The amendments to the Right to Information Act proposed by the government will compromise autonomy of the transparency panel by making it subordinate to the executive, former central information commissioners said on Thursday.
The Right to Information (Amendment) Bill, 2019 proposes to give the Centre the powers to set the salaries and service conditions of information commissioners at the central and state levels.
The government's move has triggered protests from the Opposition and RTI activists, who allege that the Bill seeks to undermine the authority of the information commissions.

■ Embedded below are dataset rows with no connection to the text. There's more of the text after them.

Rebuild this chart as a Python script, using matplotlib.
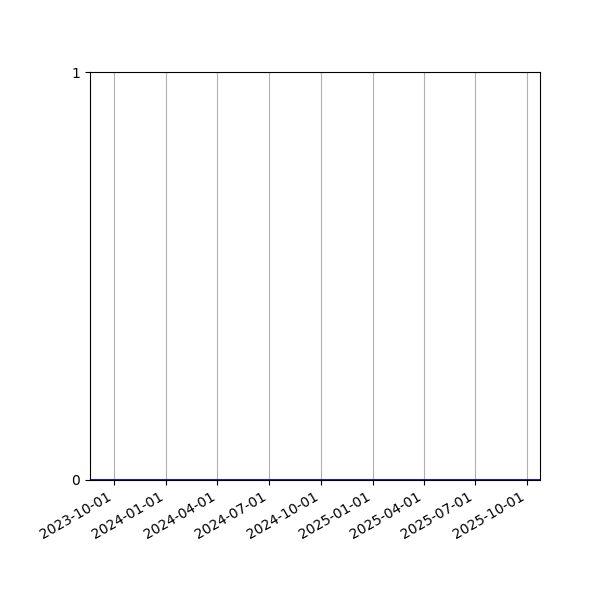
import matplotlib
matplotlib.use("Agg")
import matplotlib.pyplot as plt
import matplotlib.dates as mdates
import numpy as np

dates = np.array(["2023-08-20", "2023-12-01", "2024-04-01", "2024-08-01",
                  "2024-12-01", "2025-04-01", "2025-08-01", "2025-10-24"],
                 dtype="datetime64[D]")
values = [0, 0, 0, 0, 0, 0, 0, 0]
tick_dates = np.array(["2023-10-01", "2024-01-01", "2024-04-01", "2024-07-01",
                       "2024-10-01", "2025-01-01", "2025-04-01", "2025-07-01",
                       "2025-10-01"], dtype="datetime64[D]")

fig, ax = plt.subplots(figsize=(6, 6), dpi=100)
ax.plot(dates, values, color="#0000cc", linewidth=2)
ax.set_xlim(dates[0], dates[-1])
ax.set_ylim(0, 1)
ax.set_yticks([0, 1])
ax.set_xticks(tick_dates)
ax.xaxis.set_major_formatter(mdates.DateFormatter("%Y-%m-%d"))
ax.grid(axis="x", color="#b0b0b0", linewidth=0.8)
fig.autofmt_xdate()
fig.subplots_adjust(left=0.15, right=0.9, top=0.88, bottom=0.2)
plt.savefig("out.png", dpi=100)
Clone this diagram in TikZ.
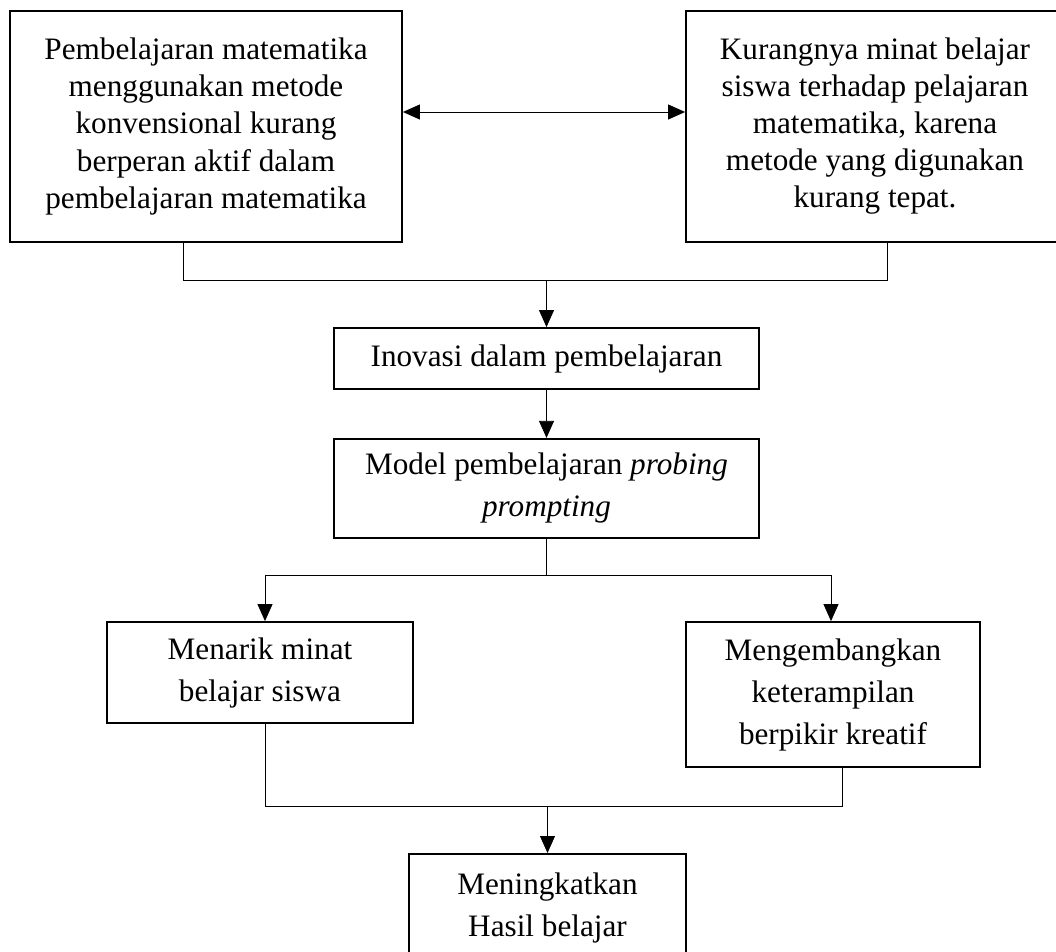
\documentclass[tikz,border=0pt]{standalone}
\usepackage{fontspec}
\setmainfont{Liberation Serif}
\usetikzlibrary{arrows.meta, positioning, calc}
\tikzset{
  box/.style    = {draw, rectangle, line width=0.9pt,
                   align=center, inner sep=2pt,
                   font=\fontsize{15.6}{21}\selectfont},
  tbox/.style   = {box, minimum height=115.5pt,
                   font=\fontsize{15.6}{18.5}\selectfont},
  >={Triangle[length=8.5pt, width=7.5pt]}, line width=0.9pt
}

\begin{document}
\begin{tikzpicture}[x=0.5pt, y=-0.5pt]

  \useasboundingbox (0,0) rectangle (1056,952);
  \clip (0,0) rectangle (1056,952);

  %%──────────────────────────────────────────────────────────────────────────
  %%  PROBLEM BOXES
  %%──────────────────────────────────────────────────────────────────────────
  \node[tbox, minimum width=196pt] (masalahA) at (206,126.5)
        {Pembelajaran matematika\\
         menggunakan metode\\
         konvensional kurang\\
         berperan aktif dalam\\
         pembelajaran matematika};
  \node[tbox, minimum width=189pt] (masalahB) at (875,126.5)
        {Kurangnya minat belajar\\
         siswa terhadap pelajaran\\
         matematika, karena\\
         metode yang digunakan\\
         kurang tepat.};

  %%──────────────────────────────────────────────────────────────────────────
  %%  MAIN PATH
  %%──────────────────────────────────────────────────────────────────────────
  \node[box, minimum width=212.5pt, minimum height=30.5pt] (inovasi) at (546.5,358.5)
        {Inovasi dalam pembelajaran};
  \node[box, minimum width=212.5pt, minimum height=49.5pt,
        below=24pt of inovasi] (model)
        {Model pembelajaran \textit{probing}\\
         \textit{prompting}};

  \node[box, minimum width=153pt, minimum height=50.5pt] (menarik) at (260,672.5)
        {Menarik minat\\
         belajar siswa};
  \node[box, minimum width=147pt, minimum height=72.5pt] (kembang) at (833,694.5)
        {Mengembangkan\\
         keterampilan\\
         berpikir kreatif};

  %% result box runs past the lower edge
  \node[box, minimum width=138.5pt, anchor=north] (hasil) at (547.5,853)
        {\rule{0pt}{18.5pt}Meningkatkan\\
         Hasil belajar\rule[-20pt]{0pt}{20pt}};

  %%──────────────────────────────────────────────────────────────────────────
  %%  CONNECTORS
  %%──────────────────────────────────────────────────────────────────────────
  \coordinate (lvl)   at (0,112);
  \draw[<->] (masalahA.east |- lvl) -- (masalahB.west |- lvl);

  %% join of the two problems
  \coordinate (busA)  at (183,280);
  \coordinate (busB)  at (887,280);
  \draw (masalahA.south -| busA) -- (busA) -- (busB) -- (masalahB.south -| busB);
  \draw[->] (busA -| inovasi) -- (inovasi.north);

  \draw[->] (inovasi.south) -- (model.north);

  %% split into the two effects
  \coordinate (splitL) at (265,575);
  \coordinate (splitR) at (831,575);
  \draw (model.south) -- (model.south |- splitL);
  \draw (splitL) -- (splitR);
  \draw[->] (splitL) -- (splitL |- menarik.north);
  \draw[->] (splitR) -- (splitR |- kembang.north);

  %% join into the result
  \coordinate (joinL) at (265,806);
  \coordinate (joinR) at (842,806);
  \draw (joinL |- menarik.south) -- (joinL) -- (joinR) -- (joinR |- kembang.south);
  \draw[->] (joinL -| hasil) -- (hasil.north);

\end{tikzpicture}
\end{document}
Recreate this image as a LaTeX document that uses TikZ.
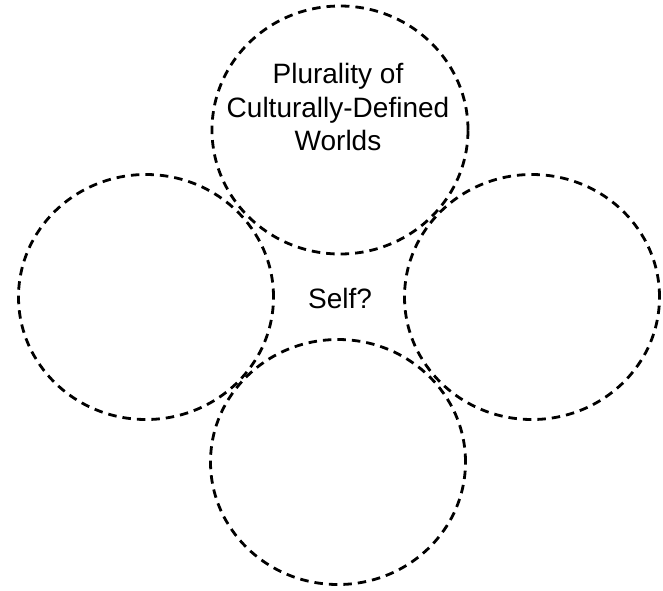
\documentclass[tikz,border=0pt]{standalone}
\usepackage{fontspec}
\setmainfont{Liberation Sans}
\usetikzlibrary{shapes.geometric, positioning}
\tikzset{
  world/.style={ellipse, draw=black, line width=2.8pt, dash pattern=on 8.5pt off 6pt, minimum width=255pt, minimum height=245pt, inner sep=0pt}, % the dashed circles
  caption/.style={align=center, font=\fontsize{28}{33.5}\selectfont}
}

\begin{document}
\begin{tikzpicture}[x=1pt, y=-1pt]
  \useasboundingbox (0,0) rectangle (663,590);
  \node[world, minimum width=256pt, minimum height=248pt] (top) at (340,130) {};
  \node[world] (left) at (146,297) {};
  \node[world] (right) at (532,297) {};
  \node[world] (bottom) at (338,462) {};

  \node[caption] (plural) at (338,107) {Plurality of\\Culturally-Defined\\Worlds};
  \node[caption] (self) at (340,298) {Self?};
\end{tikzpicture}
\end{document}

"Chief information commissioners could survive only because the law prescribes their tenure. One cannot disturb him/her until he/she completes the complete five-year term or 65 years of age. We would have been finished long ago had there been no such rule in the Act," former information commissioner M Sridhar Acharyulu said.
"The government is not telling Parliament what will be the status of information commissioners...will that be equal to secretary or upper division clerk?" he said.
The commission should be independent of the government because it deals with issues wherein it directs the administration to provide information. After the amendment to the RTI Act, the information commissioners will be totally dependent on the government for tenure and salaries, Acharyulu said.
Wajahat Habibullah, the first chief information commissioner, claimed that through the amendment the government seeks to usurp Parliament's power to determine the salaries of the information commissioners and their tenure fixed by the RTI Act at the central and state levels.
The government kept the amendment bill a "top secret" and introduced it in Parliament without seeking public opinion, he said.